Our engagement cannot be relied on to disclose errors, irregularities, or illegal acts, including fraud or defalcation, that may exist. We will inform you, however, of any such matters that come to our attention.
Performance Fee Arrangement
We propose an arrangement under which a “performance fee” will be paid to us for creditors/buyers/investors that we identify, and market the Company dependent on both the closing of a equity buy-in transaction, loan placement, as well as the economic value of the transaction.
Under such and arrangement, we would be paid a performance fee equal to a percentage of the value of the equity buy-in transaction, or loan placement transaction. In calculating our performance fee, transaction value will mean the total proceeds and other consideration paid or received (or to be paid or received or held in escrow) to the acquired party and/or its shareholders and executives or key employees in connection with the equity buy-in transaction, or loan placement.
This would include cash, notes, stock and other securities, existing liabilities assumed, the present value of payments for any lease of the acquired party’s assets, the present value of installment payments, the present value of amounts to be paid under consulting agreements or covenants not to compete, and the present value of salary guarantees in excess of historical salaries and the amount of net working capital retained by the acquired party. The performance fee is based on the value of any equity buy-in transaction, or loan placement consummated with any unrelated third party subsequent to the date of this letter. Our performance fee would be equal to 10.0% of the transaction value.

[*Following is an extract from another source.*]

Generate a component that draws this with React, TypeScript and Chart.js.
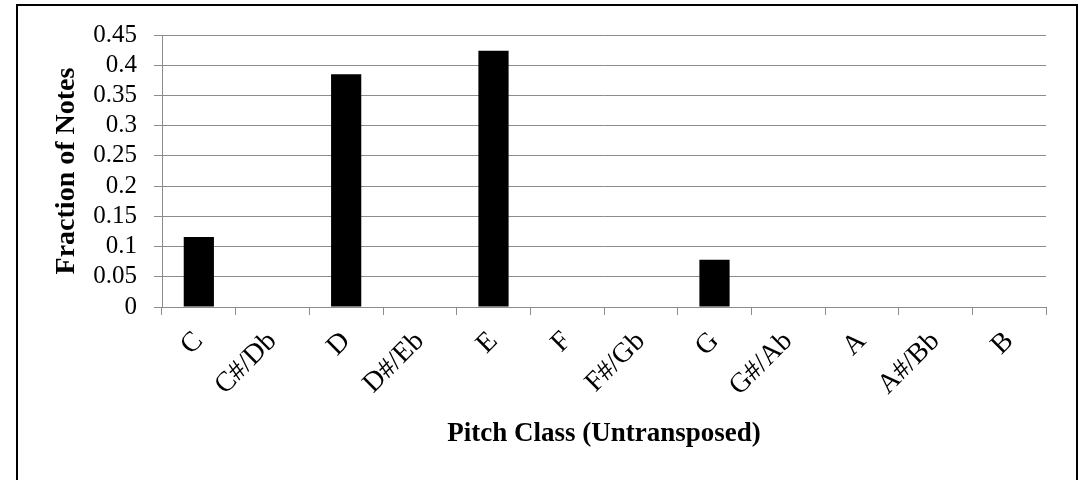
import { useEffect, useRef } from "react";
import { Chart, registerables } from "chart.js";

Chart.register(...registerables);

const categories = ["C", "C#/Db", "D", "D#/Eb", "E", "F", "F#/Gb", "G", "G#/Ab", "A", "A#/Bb", "B"];
const fractions = [0.116, 0, 0.385, 0, 0.424, 0, 0, 0.078, 0, 0, 0, 0];
const yTickValues = [0, 0.05, 0.1, 0.15, 0.2, 0.25, 0.3, 0.35, 0.4, 0.45];
const yTickLabels = ["0", "0.05", "0.1", "0.15", "0.2", "0.25", "0.3", "0.35", "0.4", "0.45"];
const xTitle = "Pitch Class (Untransposed)";
const yTitle = "Fraction of Notes";

const FONT = "'Liberation Serif', 'Times New Roman', serif";
const GRID = "#8c8c8c";

export default function App() {
  const ref = useRef<HTMLCanvasElement | null>(null);

  useEffect(() => {
    document.body.style.margin = "0";
    const canvas = ref.current;
    if (!canvas) return;
    const chart = new Chart(canvas, {
      type: "bar",
      data: {
        labels: categories,
        datasets: [
          {
            data: fractions,
            backgroundColor: "#000000",
            borderWidth: 0,
            categoryPercentage: 1,
            barPercentage: 0.41,
          },
        ],
      },
      options: {
        animation: false,
        responsive: false,
        maintainAspectRatio: false,
        layout: { padding: { left: 0, top: 35, right: 38, bottom: 0 } },
        plugins: {
          legend: { display: false },
          tooltip: { enabled: false },
        },
        scales: {
          x: {
            grid: {
              display: true,
              offset: true,
              drawOnChartArea: false,
              drawTicks: true,
              tickLength: 8,
              color: GRID,
              lineWidth: 1,
            },
            border: { display: true, color: GRID, width: 1 },
            ticks: {
              autoSkip: false,
              minRotation: 45,
              maxRotation: 45,
              padding: 10,
              labelOffset: 0,
              color: "#000",
              font: { family: FONT, size: 28 },
            },
            title: {
              display: true,
              text: xTitle,
              color: "#000",
              font: { family: FONT, size: 27, weight: "bold" },
              padding: { top: 0, bottom: 30 },
            },
            afterFit: (scale: any) => {
              scale.height = 173;
            },
          },
          y: {
            min: 0,
            max: 0.45,
            afterBuildTicks: (scale: any) => {
              scale.ticks = yTickValues.map((v) => ({ value: v }));
            },
            grid: {
              display: true,
              drawTicks: true,
              tickLength: 8,
              color: GRID,
              lineWidth: 1,
            },
            border: { display: true, color: GRID, width: 1 },
            ticks: {
              autoSkip: false,
              padding: 17,
              color: "#000",
              font: { family: FONT, size: 25 },
              callback: (_v: any, i: number) => yTickLabels[i],
            },
            title: {
              display: true,
              text: yTitle,
              color: "#000",
              font: { family: FONT, size: 28, weight: "bold" },
              padding: { top: 50, bottom: 0 },
            },
            afterFit: (scale: any) => {
              scale.width = 162;
            },
          },
        },
      },
    });
    return () => chart.destroy();
  }, []);

  return (
    <div style={{ position: "relative", width: 1084, height: 480, overflow: "hidden", background: "#fff" }}>
      <canvas ref={ref} width={1084} height={480} style={{ position: "absolute", left: 0, top: 0, width: 1084, height: 480 }} />
      <div
        style={{
          position: "absolute",
          left: 16,
          top: 4,
          width: 1062,
          height: 600,
          border: "2px solid #000",
          boxSizing: "border-box",
          pointerEvents: "none",
        }}
      />
    </div>
  );
}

The performance fee would be earned net of (less) any professional fees for consulting services performed by us prior to the closing date of any transaction, which we identified for you.
Company Involvement
Company management will provide us with data relating to market information from national trade associations or groups and assumptions on staffing, annual routine capital expenditures, operating expenses, and revenue.
It is essential that these assumptions be well-defined and not subject to change. If they do change, we will be required to revise or update our forecast. Any changes will be discussed with management prior to continuing with the revisions to the Business Plan.
Any changes in project scope will be discussed with Company management prior to continuing with the engagement. To the extent project scope revisions and modifications occur, the Company will be billed separately for our additional efforts.